Most modern computers allow the page table to be very large (over 1 million entries). Here the page table is kept in memory and a page table base register (PTBR) points to the page table.

To find a memory address bound to (p,o), we need to do 2 memory accesses. One to find the frame number in the page table and one to access the memory bound to (p,o).

To avoid having to check the page table each time, most CPUs contain translation look-aside buffers (TLB). This is high speed cache that stores recently used page table entries in (key/value) pairs. A query of the TLB checks all keys simultaneously, so it is very fast. A TLB is usually very small, typically between 32 and 1,024 entries. When the CPU needs to translate a (p,o) pair, the TLB is checked for a corresponding page/frame entry. If found then the translation can be done immediately. If not, a TLB miss occurs. Then the frame number is retrieved from the page table in memory and is stored in the TLB. Then the address can be translated as described.

To allow multiple processes to have entries in the TLB at the same time, some systems include an address-space identifier (ASID) for each entry in the TLB.

If a system does not use ASIDs then each time a context switch is performed, the TLB must be flushed.

Memory Protection

A page table may be longer than the number of pages allocated to the process. A page-table length register (PTLR) is used to indicate the size of the page table. Access to pages outside the value in the PTLR cause a trap instruction to the OS.

The page table, aside from specifying the frame, often includes protection bits and a valid-invalid bit. The protection bits (e.g. 1 bit for writeable and 1 bit for user_mode accessible) are used to protect regions of a process’ memory from inappropriate access. When the address is being translated, the protection bits are checked to make sure that the program has read, write, or execute access to the frame. The valid-invalid bits are used to identify which pages are currently being used (i.e. have valid frames associated with them). Unauthorized actions on frames causes a trap instruction to be sent to the OS.

Virtual Memory

Many programs include routines that are rarely (or never used) and some programs require more memory that is provided in a computer. The ability to execute a program that is only partially in memory would help in these instances.

Recall that …

a program may allocate space on the heap
as nested function calls are made, additional stack frames are allocated in the stack.
dynamically linked libraries are copied into the address space when needed.
pages can be shared when using shared memory
fork() shares a parent’s executable with child processes

This requires additional pages to be allocated dynamically when needed and that pages be shared.

On Demand Paging

Rather than loading an entire program into memory at one time, pages can be loaded when needed using a technique called demand paging.

The component that copies in pages from the swap space or RAM on demand is called a pager. When a context switch is being performed, the pager guesses the pages that will be used next time it is run, before the process is swapped out.

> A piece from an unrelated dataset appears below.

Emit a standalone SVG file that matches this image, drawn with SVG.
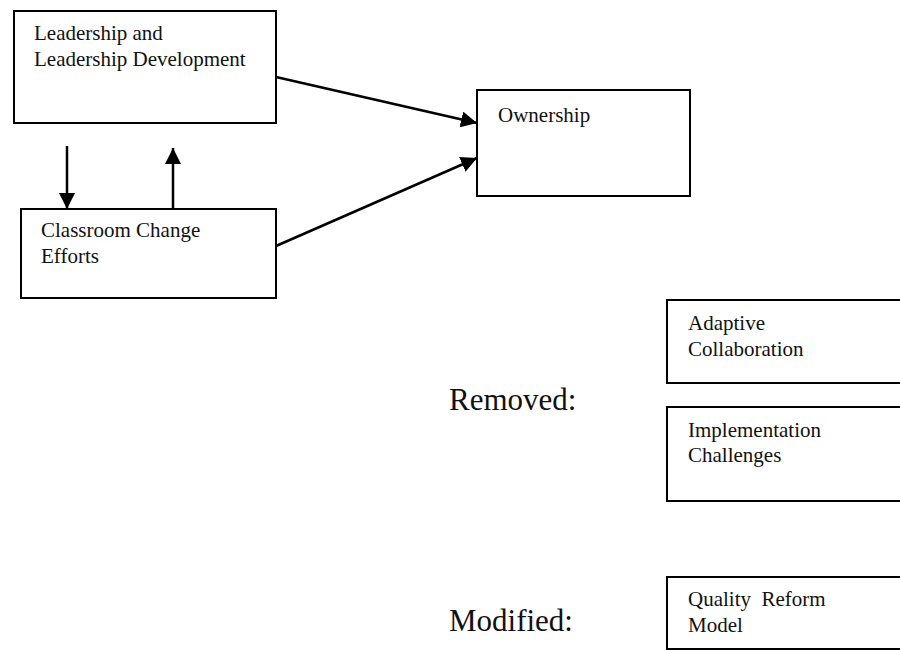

To distinguish which pages are in memory and which are in the swap space or RAM, we can utilize additional bits in the page table. Valid-invalid bits are used to indicate whether pages have been allocated a frame and if they are currently loaded into memory. If a page is referenced and it is in memory, it is called a page hit. Otherwise it is called a page fault.

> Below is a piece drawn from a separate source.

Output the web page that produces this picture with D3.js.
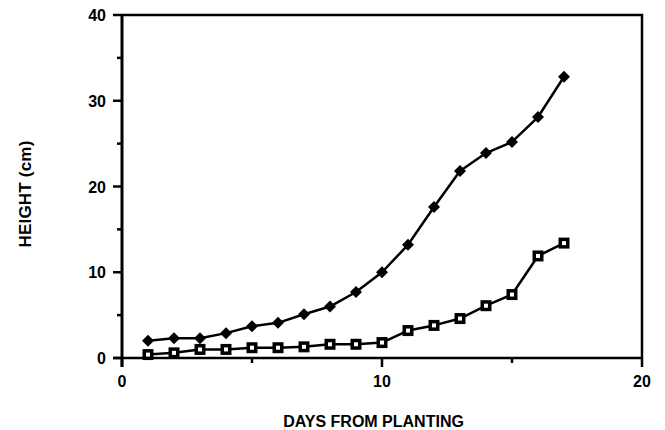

When a process is first created,

A page table is created as normal
The number of pages needed for the process is stored (usually in the process control block).
The dispatcher loads a subset of the process’ pages into frames and the remaining into virtual memory and sets the page table accordingly.
- All pages that have frames allocated have the valid-invalid bits set to valid in their page table entries.
- All other entries have the valid-invalid bit set to invalid.

When the CPU needs to translate an address,

The OS checks to determine if the page requested is an allowable page number (checks the PCB).
- If the page number is not allowable, a trap instruction is sent to the OS.

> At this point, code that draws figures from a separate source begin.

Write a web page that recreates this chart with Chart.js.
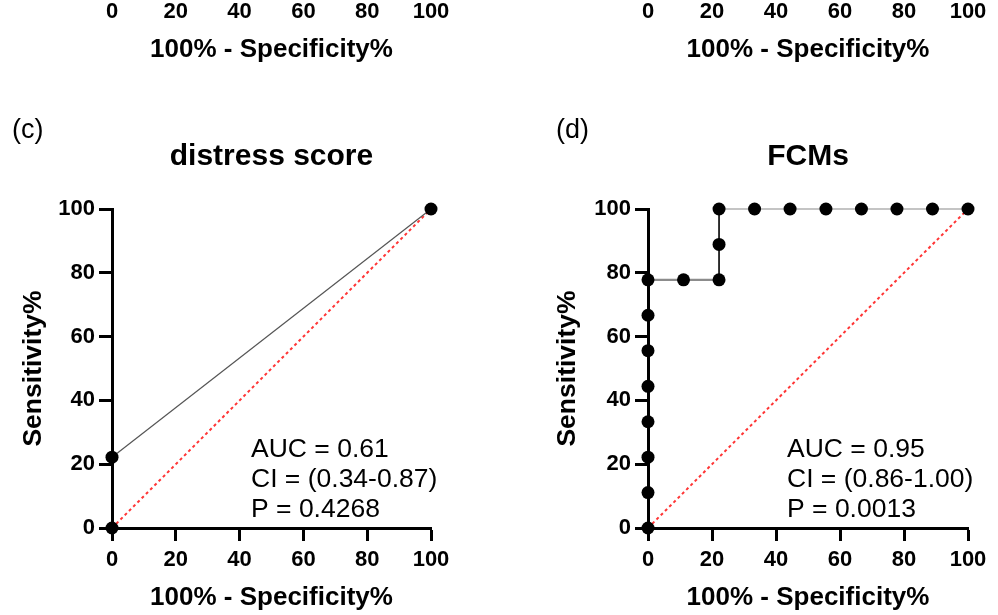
<!DOCTYPE html>
<html>
<head>
<meta charset="utf-8">
<script src="https://cdn.jsdelivr.net/npm/chart.js@4"></script>
<style>
  body { margin: 0; background: #fff; }
  #wrap { position: relative; width: 998px; height: 615px; overflow: hidden; background: #fff; }
  canvas { position: absolute; }
</style>
</head>
<body>
<div id="wrap">
  <canvas id="chartA" width="470" height="515" style="left:0;top:-448px"></canvas>
  <canvas id="chartB" width="463" height="515" style="left:535px;top:-448px"></canvas>
  <canvas id="chartC" width="470" height="515" style="left:0;top:100px"></canvas>
  <canvas id="chartD" width="463" height="515" style="left:535px;top:100px"></canvas>
</div>
<script>
// Axis / reference line
const tickStep = 20;
const chanceX = [0, 100];
const chanceY = [0, 100];

// (c) distress score
const distressX = [0, 0, 100];
const distressY = [0, 22.2, 100];
const distressStats = ['AUC = 0.61', 'CI = (0.34-0.87)', 'P = 0.4268'];

// (d) FCMs
const fcmX = [0, 0, 0, 0, 0, 0, 0, 0, 11.1, 22.2, 22.2, 22.2, 33.3, 44.4, 55.6, 66.7, 77.8, 88.9, 100];
const fcmY = [0, 11.1, 22.2, 33.3, 44.4, 55.6, 66.7, 77.8, 77.8, 77.8, 88.9, 100, 100, 100, 100, 100, 100, 100, 100];
const fcmStats = ['AUC = 0.95', 'CI = (0.86-1.00)', 'P = 0.0013'];

const FONT = '"Liberation Sans", Arial, sans-serif';

function toPoints(xs, ys) {
    return xs.map((x, i) => ({ x: x, y: ys[i] }));
}

// Colour each ROC segment the way the original plot does
function segColor(ctx) {
    const a = ctx.p0.parsed, b = ctx.p1.parsed;
    if (a.x === b.x) return '#000';
    if (a.y === b.y) return a.y === 100 ? '#c4c4c4' : '#8c8c8c';
    return '#555';
}
function segWidth(ctx) {
    const a = ctx.p0.parsed, b = ctx.p1.parsed;
    if (a.x === b.x) return 1.6;
    if (a.y === b.y) return 2.2;
    return 1.2;
}

// Panel letter, title and AUC text
const panelText = {
    id: 'panelText',
    afterDraw(chart, args, opts) {
        const { ctx, chartArea } = chart;
        ctx.save();
        ctx.fillStyle = '#000';
        ctx.textBaseline = 'alphabetic';
        if (opts.label) {
            ctx.font = '27px ' + FONT;
            ctx.textAlign = 'left';
            ctx.fillText(opts.label, opts.labelX, 38);
        }
        if (opts.title) {
            ctx.font = 'bold 30px ' + FONT;
            ctx.textAlign = 'center';
            ctx.fillText(opts.title, (chartArea.left + chartArea.right) / 2, 65);
        }
        if (opts.stats) {
            ctx.font = '26.5px ' + FONT;
            ctx.textAlign = 'left';
            opts.stats.forEach((line, i) => {
                ctx.fillText(line, opts.statsX, 357 + i * 30);
            });
        }
        ctx.restore();
    }
};

function makeChart(id, rocX, rocY, yWidth, padRight, yTitlePad, text) {
    const datasets = [];
    if (rocX) {
        datasets.push({
            data: toPoints(rocX, rocY),
            showLine: true,
            borderColor: '#555',
            borderWidth: 1.5,
            pointRadius: 6.5,
            pointBackgroundColor: '#000',
            pointBorderColor: '#000',
            pointBorderWidth: 0,
            clip: false,
            segment: { borderColor: segColor, borderWidth: segWidth }
        });
    }
    datasets.push({
        data: toPoints(chanceX, chanceY),
        showLine: true,
        borderColor: '#ff3535',
        borderWidth: 2,
        borderDash: [3, 3],
        pointRadius: 0,
        clip: false
    });

    return new Chart(document.getElementById(id), {
        type: 'scatter',
        data: { datasets: datasets },
        options: {
            responsive: false,
            animation: false,
            layout: { padding: { left: 0, right: padRight, top: 109, bottom: 0 } },
            plugins: {
                legend: { display: false },
                tooltip: { enabled: false },
                panelText: text
            },
            scales: {
                x: {
                    type: 'linear', min: 0, max: 100,
                    ticks: { stepSize: tickStep, padding: 6, color: '#000', font: { family: FONT, size: 22, weight: 'bold' } },
                    grid: { drawOnChartArea: false, tickLength: 13, tickWidth: 3, tickColor: '#000' },
                    border: { color: '#000', width: 3 },
                    title: { display: true, text: '100% - Specificity%', color: '#000', font: { family: FONT, size: 26, weight: 'bold' }, padding: { top: 0, bottom: 2 } },
                    afterFit(s) { s.height = 87; }
                },
                y: {
                    type: 'linear', min: 0, max: 100,
                    ticks: { stepSize: tickStep, padding: 4, color: '#000', font: { family: FONT, size: 22, weight: 'bold' } },
                    grid: { drawOnChartArea: false, tickLength: 13, tickWidth: 3, tickColor: '#000' },
                    border: { color: '#000', width: 3 },
                    title: { display: true, text: 'Sensitivity%', color: '#000', font: { family: FONT, size: 26.5, weight: 'bold' }, padding: { top: yTitlePad, bottom: 0 } },
                    afterFit(s) { s.width = yWidth; }
                }
            }
        },
        plugins: [panelText]
    });
}

// (a) and (b) only show their x axes at the top edge
makeChart('chartA', null, null, 112, 39, 18, {});
makeChart('chartB', null, null, 113, 30, 17, {});
makeChart('chartC', distressX, distressY, 112, 39, 18,
    { label: '(c)', labelX: 12, title: 'distress score', stats: distressStats, statsX: 251 });
makeChart('chartD', fcmX, fcmY, 113, 30, 17,
    { label: '(d)', labelX: 21, title: 'FCMs', stats: fcmStats, statsX: 252 });
</script>
</body>
</html>
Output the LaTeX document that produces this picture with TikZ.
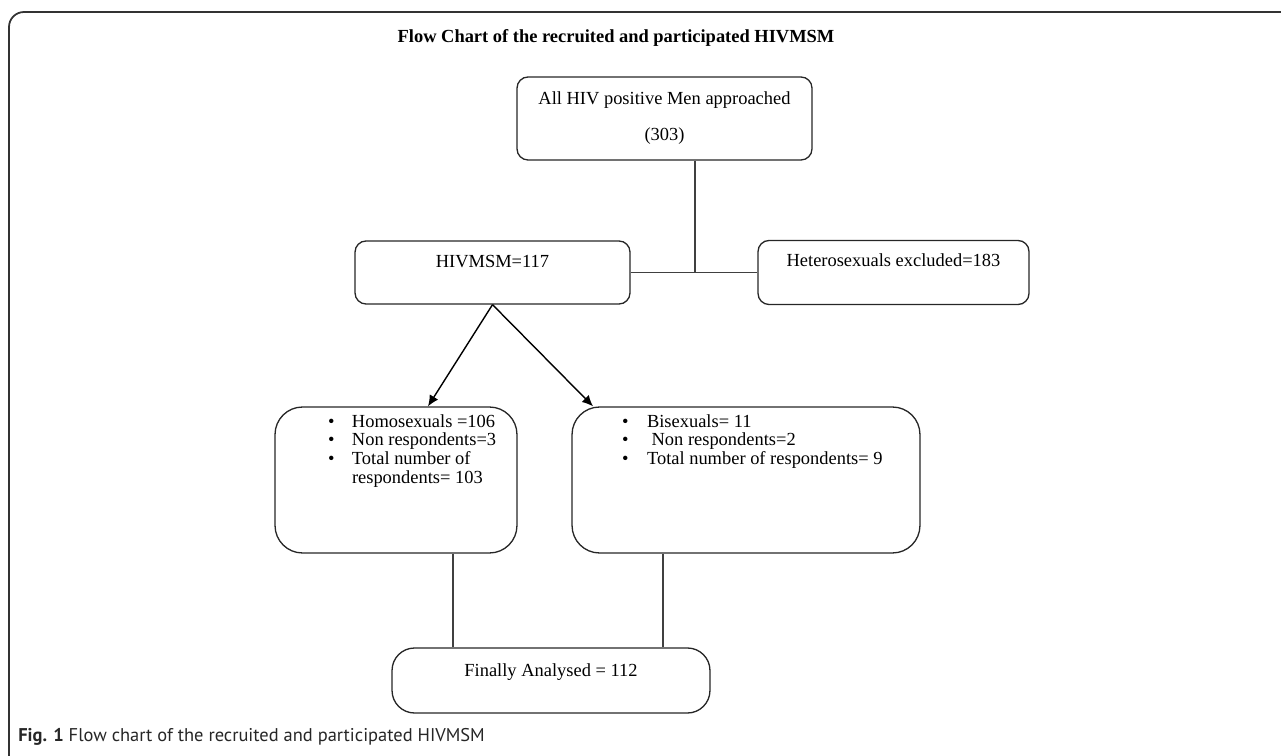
\documentclass[tikz,border=0pt]{standalone}
\usepackage{fontspec}
\setmainfont{Liberation Serif}
\newfontfamily\capfont{PT Sans}
\usetikzlibrary{arrows.meta}
\newcommand{\boxtext}[4]{\parbox[c][#2][t]{#1}{\centering\rule{0pt}{#3}#4}}
\newcommand{\listtext}[4]{\parbox[c][#2][t]{#1}{\raggedright\rule{0pt}{#3}#4}}
\newcommand{\bul}[2]{\makebox[#1][l]{\textbullet}#2}
\begin{document}
\begin{tikzpicture}[x=0.02cm, y=-0.02cm,
    flowbox/.style={draw=black!85, line width=0.75pt, rounded corners=0.22cm, inner sep=0pt,
      font=\fontsize{10.5}{10.8}\selectfont},
    listbox/.style={flowbox, rounded corners=0.55cm},
    link/.style={draw=black!75, line width=0.6pt},
    arrow/.style={link, draw=black, line width=0.8pt, -{Latex[length=0.22cm, width=0.2cm]}}]
  \useasboundingbox (0,0) rectangle (1281,756);
  % frame and captions
  \draw [black!80, line width=1pt, rounded corners=0.3cm] (9,760) -- (9,12) -- (1285,12);
  \node (title) at (616,38) {\fontsize{10.5}{12}\selectfont\bfseries Flow Chart of the recruited and participated HIVMSM};
  \node [anchor=west, inner sep=0pt] (caption) at (18,737)
    {\capfont\fontsize{10.5}{12}\selectfont\color{black!85}\textbf{Fig. 1} Flow chart of the recruited and participated HIVMSM};
  % boxes
  \node [flowbox] (approached) at (664.5,118.5)
    {\boxtext{5.9cm}{1.66cm}{0.56cm}{All HIV positive Men approached\\[0.34cm](303)}};
  \node [flowbox] (msm) at (492.5,272.5) {\boxtext{5.5cm}{1.26cm}{0.54cm}{HIVMSM=117}};
  \node [flowbox] (hetero) at (893.5,272.5) {\boxtext{5.42cm}{1.28cm}{0.52cm}{Heterosexuals excluded=183}};
  \node [listbox] (homo) at (396,480)
    {\listtext{4.84cm}{2.92cm}{0.4cm}{%
      \hspace*{1.06cm}\bul{0.48cm}{Homosexuals =106}\\
      \hspace*{1.06cm}\bul{0.48cm}{Non respondents=3}\\
      \hspace*{1.06cm}\bul{0.48cm}{Total number of}\\
      \hspace*{1.54cm}respondents= 103}};
  \node [listbox] (bi) at (746,480)
    {\listtext{6.96cm}{2.92cm}{0.4cm}{%
      \hspace*{1.0cm}\bul{0.5cm}{Bisexuals= 11}\\
      \hspace*{1.0cm}\bul{0.5cm}{\ Non respondents=2}\\
      \hspace*{1.0cm}\bul{0.5cm}{Total number of respondents= 9}}};
  \node [flowbox, rounded corners=0.45cm] (analysed) at (551,680.5)
    {\boxtext{6.36cm}{1.3cm}{0.56cm}{Finally Analysed = 112}};
  % connectors
  \draw [link] ([xshift=0.61cm]approached.south) -- ([xshift=0.61cm]approached.south |- msm.east);
  \draw [link] (msm.east) -- (hetero.west);
  \draw [arrow] (msm.south) -- ([xshift=0.64cm]homo.north);
  \draw [arrow] (msm.south) -- ([xshift=-3.06cm]bi.north);
  \draw [link] ([xshift=1.14cm]homo.south) -- ([xshift=1.14cm]homo.south |- analysed.north);
  \draw [link] ([xshift=-1.66cm]bi.south) -- ([xshift=-1.66cm]bi.south |- analysed.north);
\end{tikzpicture}
\end{document}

If the page number is allowable, the page table (or TLB) is checked to see if a frame has been allocated checking the (valid-invalid bit).
- If a frame has been allocated, the frame number is used to determine the physical address.
If a frame has not been allocated, a page fault occurs.
The frame table is checked to see if a free frame is available.
- If a frame is not available, a frame is swapped out to the swapping store.
The pager then swapped the page into the frame and the CPU can translate the address.

When repeated page faults occur, it is called thrashing.

Copy-on-Write

Recall that a fork() system call creates a child process that is a duplicate of its parent. Older systems created a copy of the parent’s address space for the child. Since most child processes call exec() immediate, a copy of the address space is wasteful. So most implementations, allow the child process to share the parent’s pages until the exec() method is called. When the child process is created, the pages that are shared and are writable are set to copy-on-write. Once a child or parent attempts to write to a shared writable page, the system makes a separate copy for the child.

Linux offers vfork() which does not set the shared pages to copy-on-write. Changes made by a parent or child are visible to the other. The function is intended to be used for child processes that immediately call exec(), saving the need to set all of the shared writable pages to copy-on-write.